TURKEY’S prime minister Recep Tayyip Erdogan yesterday said he had no plans to step down amid corruption allegations which have already led to the resignation of three of his cabinet ministers.
Police are investigating claims of illicit money transfers to Iran and bribery for construction projects.
The three ministers’ sons were among dozens of people detained as part of a wide-ranging corruption probe. The ministers were part of the governing Justice and Development Party (AKP).
Turkey’s army, in response to rumours of a coup plot, has said it does not want to get involved in political arguments.
Police fired tear gas and rubber bullets to break up ongoing protests in Istanbul’s Taksim Square. Police estimate more than 5,000 people attended the protests.
Demonstrations were also held in the capital, Ankara, and Turkey’s third city, Izmir.
Many of the protesters were heard chanting “catch the thief” and have called for Erdogan’s resignation.
But at a rally outside Istanbul’s main airport, Erdogan said he had no intention of resigning.
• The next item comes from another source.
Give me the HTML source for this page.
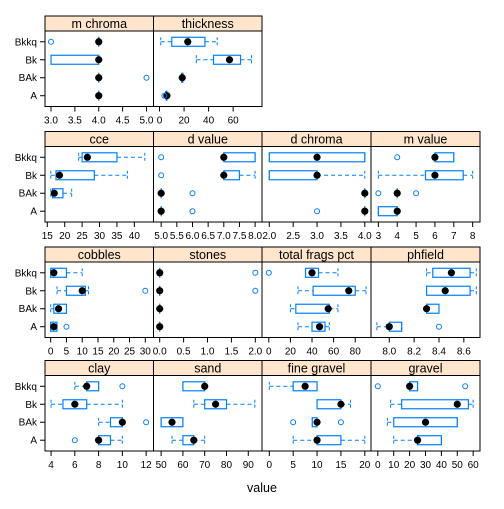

Instead, the prime minister labelled the anti-corruption probe “a smear campaign” and urged thousands of supporters to vote for his party in local elections being held next month. He said: “Those who call it a corruption inquiry are corrupt themselves.”
Turkey has a history of military takeovers but the army’s power has been curbed during Erdogan’s decade in power.
The country’s top administrative court has blocked a government decree, introduced last week, ordering police to inform their superiors before launching investigations.
The blocking of the decree is seen as the latest setback in Erdogan’s efforts to stop the political fallout from the corruption scandal.
A number of leading police and judicial officials have been removed from their posts since the first arrests ten days ago.
The European Union has expressed concern over the deepening scandal and urged the country to handle the issue in a “transparent and impartial manner”.
The EU’s Enlargement Commissioner, Stefan Füle, welcomed the court’s decision saying the government’s decree had undermined the judiciary’s “capacity to act”.
He said: “I urge Turkey … to take all the necessary measures to ensure that allegations of wrongdoing are addressed without discrimination or preference in a transparent and impartial manner.”
Swedish foreign minister Carl Bildt urged Turkish officials to return to “EU-inspired and democratic reforms”.
Meanwhile, Frank-Walter Steinmeier, the German foreign minister, said that nations must clear up corruption allegations without regard to who might be involved.
He added: “In the Middle East, which is marked by crises and conflicts, a Turkey that is steady internally and externally is needed as a stable anchor.”
Commentators in Turkey believe the corruption scandal stems from a power struggle between Erdogan’s government and an influential US-based Muslim cleric, Fethullah Gulen.
Gulen is understood to have many followers within Turkey’s police and judiciary.
Supporters regard the Hizmet movement inspired by Gulen as the benign, modern face of Islam, but critics question its motives.
Last week Erdogan was forced to reshuffle his cabinet and fired key ministers after 24 people, including the sons of the former ministers, were arrested on bribery charges.
One of the three ministers to quit, environment minister Erdogan Bayraktar, urged the premier to step down himself.
“To soothe the nation, I believe that the prime minister should resign, too,” said Bayraktar, who resigned after his son was taken into custody by police.
The two other ministers – economy minister Zafer Caglayan and interior minister Muammer Guler – quit after their sons were also taken into custody as part of the ongoing probe.
Members of the media in Turkey have been prevented from entering police buildings, leading to further claims that the government is trying to impede the investigation.